Теория литературы: Античный кинизм на примере творчества Венедикта Ерофеева
Средневековое юродство, как и античный кинизм, были для своих эпох чем-то вроде постмодернизма. «Жизнь юродивого, как и жизнь киника, — это сознательное отрицание красоты, опровержение общепринятого идеала прекрасного, точнее, перестановка его с ног на голову…» — обобщает А. М. Панченко56. Речь, собственно, идет о том, что юродивый, как и писатель-постмодернист, вступает в диалог с хаосом, стремясь среди грязи и похабства найти истину. «Благодать почиет на худшем — вот что имеет в виду юродивый»57. Не случайно модель юродивого сознания приобрела такое значение у Даниила Хармса, одного из самых радикальных предшественников русского постмодернизма. Этим типологическим родством стратегий, вероятно, объясняется тяготение Вен. Ерофеева и позднейших постмодернистов (прежде всего Саши Соколова и Евг. Попова) к культурному архетипу юродства.

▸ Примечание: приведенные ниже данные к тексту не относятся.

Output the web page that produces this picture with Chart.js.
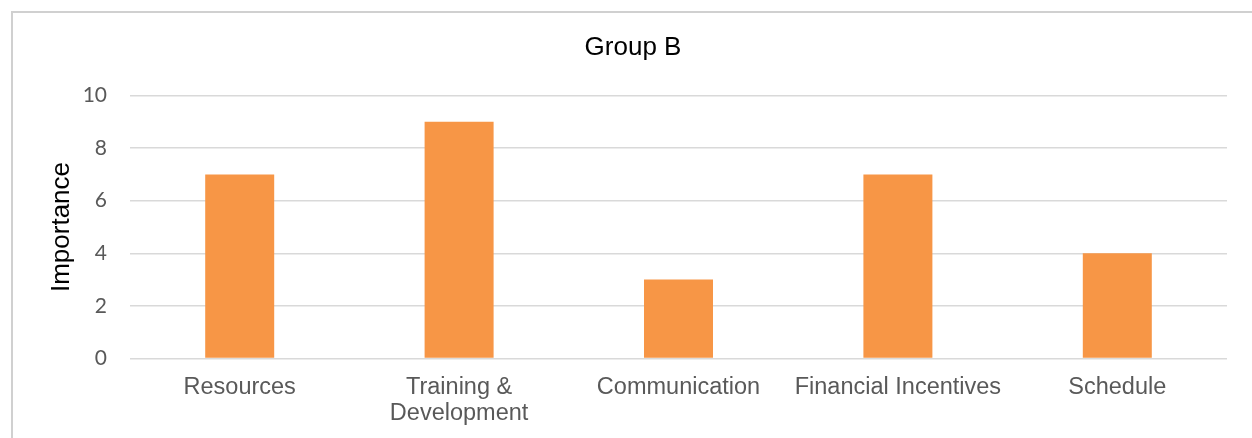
<!DOCTYPE html>
<html>
<head>
<meta charset="utf-8">
<script src="https://cdn.jsdelivr.net/npm/chart.js@4/dist/chart.umd.min.js"></script>
<style>
  html, body { margin: 0; padding: 0; background: #fff; overflow: hidden; }
  #wrap { position: relative; width: 1252px; height: 438px; }
  #frame { position: absolute; left: 11px; top: 11px; width: 1300px; height: 500px; border: 2px solid #D0D0D0; box-sizing: border-box; }
  canvas { position: absolute; left: 0; top: 0; }
</style>
</head>
<body>
<div id="wrap">
  <div id="frame"></div>
  <canvas id="c" width="1252" height="438"></canvas>
</div>
<script>
const chartTitle = "Group B";
const yAxisTitle = "Importance";
const categories = ["Resources", ["Training &", "Development"], "Communication", "Financial Incentives", "Schedule"];
const importanceValues = [7, 9, 3, 7, 4];
const yTickValues = [0, 2, 4, 6, 8, 10];

const ctx = document.getElementById('c').getContext('2d');
new Chart(ctx, {
  type: 'bar',
  data: {
    labels: categories,
    datasets: [{
      label: chartTitle,
      data: importanceValues,
      backgroundColor: '#F79646',
      borderWidth: 0,
      categoryPercentage: 1,
      barPercentage: 0.3145
    }]
  },
  options: {
    responsive: false,
    devicePixelRatio: 1,
    animation: false,
    layout: { padding: { left: 39, right: 25, top: 0, bottom: 0 } },
    plugins: {
      legend: { display: false },
      tooltip: { enabled: false },
      title: {
        display: true,
        text: chartTitle,
        color: '#000000',
        font: { family: 'Liberation Sans, Arial, sans-serif', size: 26, weight: 'normal', lineHeight: 1.2 },
        padding: { top: 32.4, bottom: 31.9 }
      }
    },
    scales: {
      x: {
        grid: { display: false, drawTicks: false },
        border: { display: false },
        ticks: {
          color: '#595959',
          font: { family: 'Liberation Sans, Arial, sans-serif', size: 23.5, lineHeight: 1.106 },
          padding: 15.7,
          maxRotation: 0,
          autoSkip: false
        },
        afterFit: (s) => { s.height = 79.5; }
      },
      y: {
        min: 0,
        max: 10,
        afterBuildTicks: (s) => { s.ticks = yTickValues.map(v => ({ value: v })); },
        grid: { color: '#D9D9D9', lineWidth: 1.5, drawTicks: false },
        border: { display: false },
        ticks: {
          color: '#595959',
          font: { family: 'Lato, sans-serif', size: 21 },
          padding: 23
        },
        title: {
          display: true,
          text: yAxisTitle,
          color: '#000000',
          font: { family: 'Liberation Sans, Arial, sans-serif', size: 26, lineHeight: 1.2 },
          padding: { top: 7, bottom: 0 }
        },
        afterFit: (s) => { s.width = 91; }
      }
    }
  }
});
</script>
</body>
</html>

Герой поэмы Ерофеева проходит по нескольким «кругам» хаоса. Во-первых, это круг «народной жизни» — а именно, мотивы дна, пьянки, образы попутчиков Венички и т. д. Символическим концентратом этого ряда мотивов становится описание глаз народа в главе «Карачарово-Чухлинка» (в несколько перифразированном варианте оно повторится в главе «43-й километр-Храпуново»). Другой круг хаоса — социально-политический — образован стереотипами советского официоза и советской ментальности в целом. И опять-таки эти стереотипы не только пародийно снижаются Веничкой. Он использует этот безобразный язык для собственных импровизаций о путешествиях по белу свету («Игрушки идеологов монополий, марионетки пушечных королей — откуда у них такой аппетит?»). Более того, не то сон, не то воспоминание Венички о Черкассовской революции (главы «Орехово-Зуево-Крутое», «Воиново-Усад») свидетельствует о кратком, пародийном, и все же восприятии Веничкой логики исторического абсурда. По крайней мере, вся хроника Черкассовской революции со штурмами и декретами выглядит как травестированная копия Октября.
Но в поэме реализован и еще один, самый важный уровень воплощения мирообраза Хаос — метафизический. Он представлен прежде всего хронотопической структурой, обнажающей сам принцип мироустройства. Наиболее зримо формула мироздания «Петушков» воплощена в траектории пьяных блужданий Венички: как известно, направляясь к Кремлю, он неизменно оказывается на Курском вокзале, откуда уходит поезд в Петушки; однако реальная дорога в Петушки приводит Веничку к Кремлю, где он и находит свою страшную погибель. Это логика Зазеркалья, это пространство заколдованного, порочного круга. Недаром на обратном, скорбном пути из Петушков в Москву окончательно исчезает пространство, его заменяет абсолютный мрак за окном электрички; исчезает и время: «Да зачем тебе время, Веничка? (…) Был у тебя когда-то небесный рай, узнавал бы время в прошлую пятницу — а теперь небесного рая больше нет, зачем тебе время?»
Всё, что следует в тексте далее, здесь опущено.